Aim
Copy the records below exactly, leaving out every picture.

Data rows
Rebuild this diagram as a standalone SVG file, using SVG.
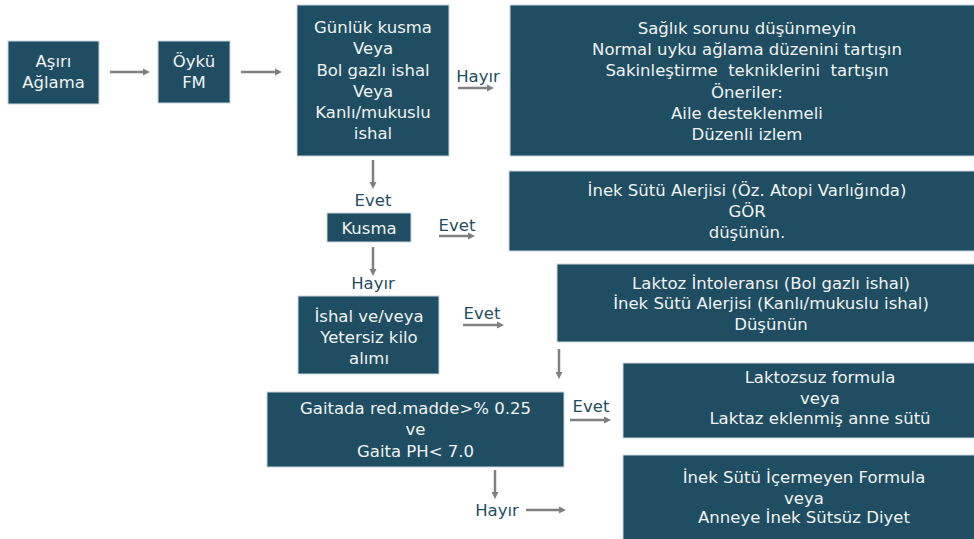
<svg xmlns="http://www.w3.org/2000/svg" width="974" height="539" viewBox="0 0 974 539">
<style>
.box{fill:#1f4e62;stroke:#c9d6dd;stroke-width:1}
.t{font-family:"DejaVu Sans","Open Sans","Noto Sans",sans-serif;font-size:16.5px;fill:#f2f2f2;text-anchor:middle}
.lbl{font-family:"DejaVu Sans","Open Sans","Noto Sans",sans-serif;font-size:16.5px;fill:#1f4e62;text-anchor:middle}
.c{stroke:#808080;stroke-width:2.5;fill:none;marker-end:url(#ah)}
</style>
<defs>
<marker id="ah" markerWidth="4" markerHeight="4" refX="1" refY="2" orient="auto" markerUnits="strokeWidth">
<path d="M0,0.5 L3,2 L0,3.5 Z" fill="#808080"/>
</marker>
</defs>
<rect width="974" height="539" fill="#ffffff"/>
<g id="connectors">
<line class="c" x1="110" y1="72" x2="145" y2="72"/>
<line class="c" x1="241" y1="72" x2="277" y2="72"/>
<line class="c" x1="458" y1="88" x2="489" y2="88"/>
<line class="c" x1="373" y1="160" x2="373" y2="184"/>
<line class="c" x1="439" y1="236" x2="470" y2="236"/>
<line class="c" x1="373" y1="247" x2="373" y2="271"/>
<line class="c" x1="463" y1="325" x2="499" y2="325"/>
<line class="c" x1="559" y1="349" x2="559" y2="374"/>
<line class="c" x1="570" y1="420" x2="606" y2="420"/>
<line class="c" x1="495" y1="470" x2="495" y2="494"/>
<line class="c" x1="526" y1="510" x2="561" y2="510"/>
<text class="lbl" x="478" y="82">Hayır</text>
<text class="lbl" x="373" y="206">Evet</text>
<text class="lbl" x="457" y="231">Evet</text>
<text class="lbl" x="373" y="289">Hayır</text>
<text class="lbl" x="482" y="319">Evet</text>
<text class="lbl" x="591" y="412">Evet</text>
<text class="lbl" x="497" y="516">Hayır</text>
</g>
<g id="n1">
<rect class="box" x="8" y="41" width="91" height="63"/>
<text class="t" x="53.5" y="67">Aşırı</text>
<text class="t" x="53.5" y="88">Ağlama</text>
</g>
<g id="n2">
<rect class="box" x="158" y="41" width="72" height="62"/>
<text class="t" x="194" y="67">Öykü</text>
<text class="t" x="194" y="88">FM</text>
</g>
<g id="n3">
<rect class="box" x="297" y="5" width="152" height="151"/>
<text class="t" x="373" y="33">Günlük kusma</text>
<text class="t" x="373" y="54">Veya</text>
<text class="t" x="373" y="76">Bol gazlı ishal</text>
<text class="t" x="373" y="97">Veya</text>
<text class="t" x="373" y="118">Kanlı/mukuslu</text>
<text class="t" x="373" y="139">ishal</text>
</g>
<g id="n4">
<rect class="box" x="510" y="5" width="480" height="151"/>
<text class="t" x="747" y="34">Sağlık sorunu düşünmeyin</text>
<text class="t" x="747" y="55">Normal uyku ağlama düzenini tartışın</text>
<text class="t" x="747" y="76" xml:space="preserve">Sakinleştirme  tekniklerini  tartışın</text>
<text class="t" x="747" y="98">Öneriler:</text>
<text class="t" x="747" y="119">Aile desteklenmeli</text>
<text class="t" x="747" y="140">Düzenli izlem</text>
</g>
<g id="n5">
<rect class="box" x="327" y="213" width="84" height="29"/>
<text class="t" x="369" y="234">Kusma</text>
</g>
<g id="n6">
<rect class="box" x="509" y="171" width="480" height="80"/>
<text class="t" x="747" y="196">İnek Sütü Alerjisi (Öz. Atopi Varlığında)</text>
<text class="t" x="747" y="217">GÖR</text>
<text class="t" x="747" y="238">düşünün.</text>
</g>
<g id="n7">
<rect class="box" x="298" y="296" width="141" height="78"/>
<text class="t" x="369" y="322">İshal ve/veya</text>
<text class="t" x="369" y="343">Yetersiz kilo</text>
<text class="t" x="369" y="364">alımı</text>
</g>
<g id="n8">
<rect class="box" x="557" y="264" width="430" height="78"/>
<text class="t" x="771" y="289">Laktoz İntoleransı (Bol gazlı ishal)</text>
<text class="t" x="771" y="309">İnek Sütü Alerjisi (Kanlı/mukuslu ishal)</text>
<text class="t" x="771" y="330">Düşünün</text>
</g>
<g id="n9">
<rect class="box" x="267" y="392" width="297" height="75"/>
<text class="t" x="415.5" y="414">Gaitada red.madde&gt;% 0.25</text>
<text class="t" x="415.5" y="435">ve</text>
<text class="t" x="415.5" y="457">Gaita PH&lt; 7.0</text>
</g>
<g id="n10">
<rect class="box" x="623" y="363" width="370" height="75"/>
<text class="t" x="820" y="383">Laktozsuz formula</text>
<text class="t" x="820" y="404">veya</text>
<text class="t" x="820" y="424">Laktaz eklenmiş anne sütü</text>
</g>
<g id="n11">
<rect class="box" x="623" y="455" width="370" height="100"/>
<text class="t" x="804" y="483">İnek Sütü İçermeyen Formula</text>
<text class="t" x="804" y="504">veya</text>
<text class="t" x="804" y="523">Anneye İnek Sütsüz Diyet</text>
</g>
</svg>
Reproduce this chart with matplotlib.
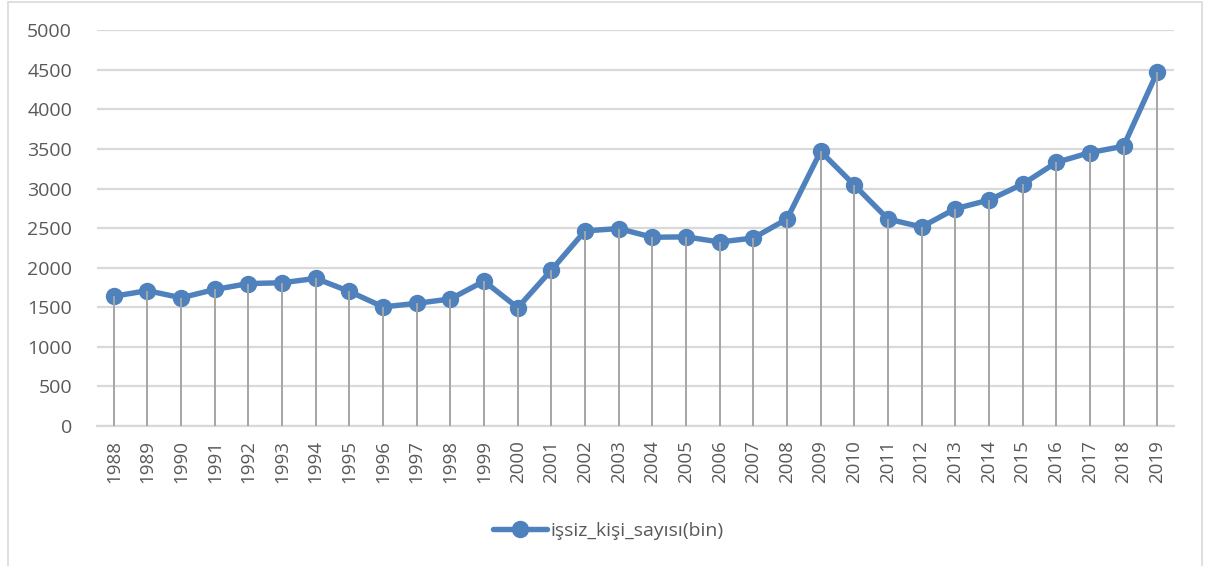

Task result
Rebuild this diagram as a standalone SVG file, using SVG.
<svg xmlns="http://www.w3.org/2000/svg" width="974" height="539" viewBox="0 0 974 539">
<style>
.box{fill:#1f4e62;stroke:#c9d6dd;stroke-width:1}
.t{font-family:"DejaVu Sans","Open Sans","Noto Sans",sans-serif;font-size:16.5px;fill:#f2f2f2;text-anchor:middle}
.lbl{font-family:"DejaVu Sans","Open Sans","Noto Sans",sans-serif;font-size:16.5px;fill:#1f4e62;text-anchor:middle}
.c{stroke:#808080;stroke-width:2.5;fill:none;marker-end:url(#ah)}
</style>
<defs>
<marker id="ah" markerWidth="4" markerHeight="4" refX="1" refY="2" orient="auto" markerUnits="strokeWidth">
<path d="M0,0.5 L3,2 L0,3.5 Z" fill="#808080"/>
</marker>
</defs>
<rect width="974" height="539" fill="#ffffff"/>
<g id="connectors">
<line class="c" x1="110" y1="72" x2="145" y2="72"/>
<line class="c" x1="241" y1="72" x2="277" y2="72"/>
<line class="c" x1="458" y1="88" x2="489" y2="88"/>
<line class="c" x1="373" y1="160" x2="373" y2="184"/>
<line class="c" x1="439" y1="236" x2="470" y2="236"/>
<line class="c" x1="373" y1="247" x2="373" y2="271"/>
<line class="c" x1="463" y1="325" x2="499" y2="325"/>
<line class="c" x1="559" y1="349" x2="559" y2="374"/>
<line class="c" x1="570" y1="420" x2="606" y2="420"/>
<line class="c" x1="495" y1="470" x2="495" y2="494"/>
<line class="c" x1="526" y1="510" x2="561" y2="510"/>
<text class="lbl" x="478" y="82">Hayır</text>
<text class="lbl" x="373" y="206">Evet</text>
<text class="lbl" x="457" y="231">Evet</text>
<text class="lbl" x="373" y="289">Hayır</text>
<text class="lbl" x="482" y="319">Evet</text>
<text class="lbl" x="591" y="412">Evet</text>
<text class="lbl" x="497" y="516">Hayır</text>
</g>
<g id="n1">
<rect class="box" x="8" y="41" width="91" height="63"/>
<text class="t" x="53.5" y="67">Aşırı</text>
<text class="t" x="53.5" y="88">Ağlama</text>
</g>
<g id="n2">
<rect class="box" x="158" y="41" width="72" height="62"/>
<text class="t" x="194" y="67">Öykü</text>
<text class="t" x="194" y="88">FM</text>
</g>
<g id="n3">
<rect class="box" x="297" y="5" width="152" height="151"/>
<text class="t" x="373" y="33">Günlük kusma</text>
<text class="t" x="373" y="54">Veya</text>
<text class="t" x="373" y="76">Bol gazlı ishal</text>
<text class="t" x="373" y="97">Veya</text>
<text class="t" x="373" y="118">Kanlı/mukuslu</text>
<text class="t" x="373" y="139">ishal</text>
</g>
<g id="n4">
<rect class="box" x="510" y="5" width="480" height="151"/>
<text class="t" x="747" y="34">Sağlık sorunu düşünmeyin</text>
<text class="t" x="747" y="55">Normal uyku ağlama düzenini tartışın</text>
<text class="t" x="747" y="76" xml:space="preserve">Sakinleştirme  tekniklerini  tartışın</text>
<text class="t" x="747" y="98">Öneriler:</text>
<text class="t" x="747" y="119">Aile desteklenmeli</text>
<text class="t" x="747" y="140">Düzenli izlem</text>
</g>
<g id="n5">
<rect class="box" x="327" y="213" width="84" height="29"/>
<text class="t" x="369" y="234">Kusma</text>
</g>
<g id="n6">
<rect class="box" x="509" y="171" width="480" height="80"/>
<text class="t" x="747" y="196">İnek Sütü Alerjisi (Öz. Atopi Varlığında)</text>
<text class="t" x="747" y="217">GÖR</text>
<text class="t" x="747" y="238">düşünün.</text>
</g>
<g id="n7">
<rect class="box" x="298" y="296" width="141" height="78"/>
<text class="t" x="369" y="322">İshal ve/veya</text>
<text class="t" x="369" y="343">Yetersiz kilo</text>
<text class="t" x="369" y="364">alımı</text>
</g>
<g id="n8">
<rect class="box" x="557" y="264" width="430" height="78"/>
<text class="t" x="771" y="289">Laktoz İntoleransı (Bol gazlı ishal)</text>
<text class="t" x="771" y="309">İnek Sütü Alerjisi (Kanlı/mukuslu ishal)</text>
<text class="t" x="771" y="330">Düşünün</text>
</g>
<g id="n9">
<rect class="box" x="267" y="392" width="297" height="75"/>
<text class="t" x="415.5" y="414">Gaitada red.madde&gt;% 0.25</text>
<text class="t" x="415.5" y="435">ve</text>
<text class="t" x="415.5" y="457">Gaita PH&lt; 7.0</text>
</g>
<g id="n10">
<rect class="box" x="623" y="363" width="370" height="75"/>
<text class="t" x="820" y="383">Laktozsuz formula</text>
<text class="t" x="820" y="404">veya</text>
<text class="t" x="820" y="424">Laktaz eklenmiş anne sütü</text>
</g>
<g id="n11">
<rect class="box" x="623" y="455" width="370" height="100"/>
<text class="t" x="804" y="483">İnek Sütü İçermeyen Formula</text>
<text class="t" x="804" y="504">veya</text>
<text class="t" x="804" y="523">Anneye İnek Sütsüz Diyet</text>
</g>
</svg>
Reproduce this chart with matplotlib.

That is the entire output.